Lindsay v Qld Childcare Centres Pty Ltd [2026] FCA 613 was decided by Derrington J in the Federal Court on 18 May 2026. The dispute sat inside a family-linked childcare business structure involving a company, a unit trust and personally owned land.
Queensland Childcare Centres Pty Ltd, or QCC, operated the Biloela Early Learning Centre as trustee of the Hawkins Family Unit Trust. Mr Matthew Graham Lindsay was a minority shareholder in QCC. The majority shareholding was held by members of the Hawkins family, and Ray Hawkins, Patricia Hawkins and Sandra Hawkins were also directors of QCC.
The business traded from 4 Heaton Street, Biloela. Importantly, the land was not owned by QCC. It was co-owned personally by Mr Lindsay, Ray and Patricia Hawkins, and Sandra Hawkins, each holding a one-third interest in the property. The Court said no grant of tenure had been provided to QCC, so the company appeared to occupy the property only as a bare licensee.

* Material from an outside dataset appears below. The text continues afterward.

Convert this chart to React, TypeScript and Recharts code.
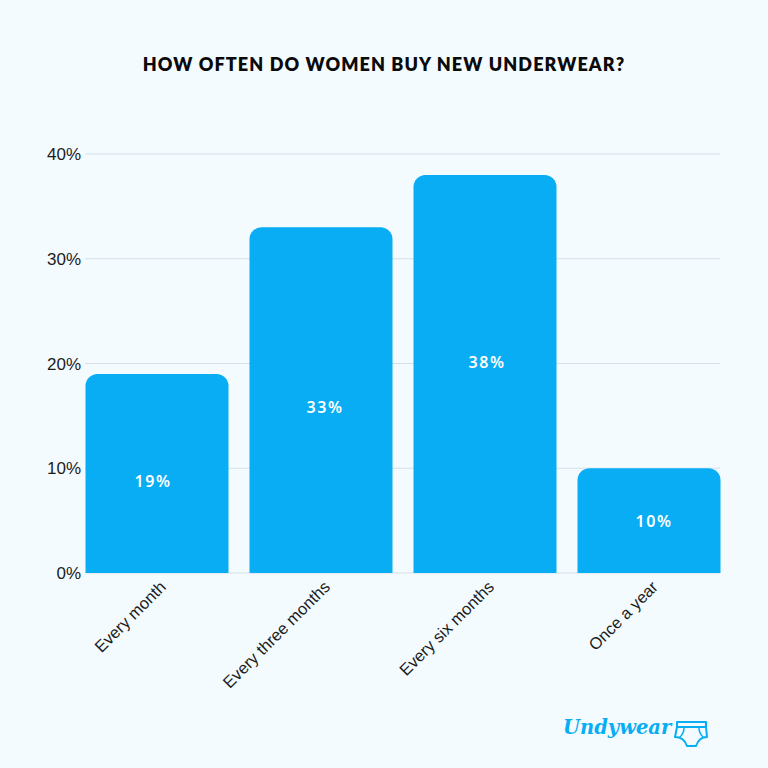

That separation between the operating entity and the land became the practical centre of the application. Mr Lindsay had already started oppression proceedings in September 2025. In broad terms, he alleged that after resigning as a director in late 2008 he had not been given access to QCC’s financial records and that improper payments had been made by the Hawkins parties.
While those proceedings were on foot, the Hawkins parties wanted to sell both the business and the property. A buyer, Wunderkids Early Learning Centres Pty Ltd, had offered $3.6 million for the business and property together, with $2.2 million attributed to the land. Mr Lindsay would not consent to a sale of the property. The majority side then applied for appointment of a trustee for sale under the Property Law Act 2023 (Qld).